Too much salt puts people at risk for hypertension, heart failure, obesity, and even strokes. For a child that’s around 4-6 years old, the maximum salt intake should just be 1 gram of salt per serving. The findings of the study show that 8 out of 10 children’s meals contain more than that maximum amount. In fact, there was 1 meal that contained the same amount of salt as 10 packets of salted crisps.
2. The salt levels vary per country.
What’s interesting is that even if they come from the same fast food chain, the salt content you would get from a KFC kiddie meal in the UK would be different from what you’d get from the same meal in Costa Rica. Whether this is due to varying tastes and supply issues, fast food chains actually do adapt their menus to the local setting, and apparently this means salt content is affected as well.
For instance, when you feed your child Hamburger & Fries in Finland, you get 1.71 more grams per serving than if you were to eat the same meal in Spain. In fact, one of the study’s key findings is about KFC’s Popcorn Nuggets & Fries. “Over a year, a child in Costa Rica could be eating a WHOPPING 18 teaspoons MORE salt than a child eating the same meal in the UK.”

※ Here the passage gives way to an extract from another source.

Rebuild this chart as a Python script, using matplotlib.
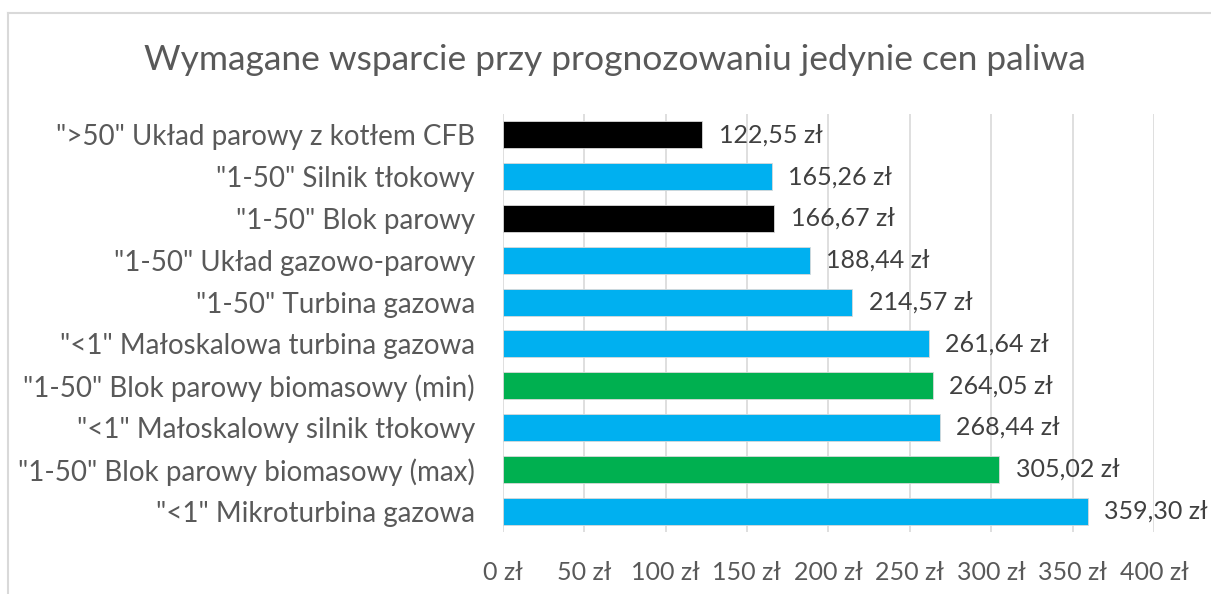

The UK also ranked lowest in salt content (0.78g/serving) for McDonald’s Chicken McNuggets & Fries, a far cry from Turkey (2.40g/serving). Turkey’s Chicken McNugget numbers are followed by Venezuela, South Africa, UAE, and Poland for the highest salt content and trailing behind the UK for lowest salt content are Finland, South Korea, and the United States.
3. Fast food chains CAN reduce the levels of salt without sacrificing the popularity of their meals.
What these numbers suggest, more than anything, is that if you take it from the example of the United Kingdom, it’s actually possible to reduce salt content if you really wanted to. WASH Public Health Nutritionist and International Programme Lead Clare Farrand underscores this by saying “All children, regardless of where they are from, should be able to enjoy the occasional meal out, as a treat, without putting their health at rick.”
By showing that salt content is actually less in other countries, WASH is saying that there’s actually no reason why the fast food chains in other countries can’t follow suit. UK’s food industry actually set out and achieved a successful salt reduction program, with salt intake in the UK falling by 15% from 2001-2011. If the entire food industry is accountable, then this is easier to achieve.
Fast food restaurants will continue to be there, enjoying billion dollar sales and a horde of loyal customers. Children will continue to ask for a treat at their favorite fast food restaurant, and there is absolutely nothing wrong with this.
WASH brings these findings to light not to criticize fast food chains but to call for immediate global action that will lower these “worryingly high” salt levels and make meals more enjoyable (and a lot healthier) for everyone, especially our children.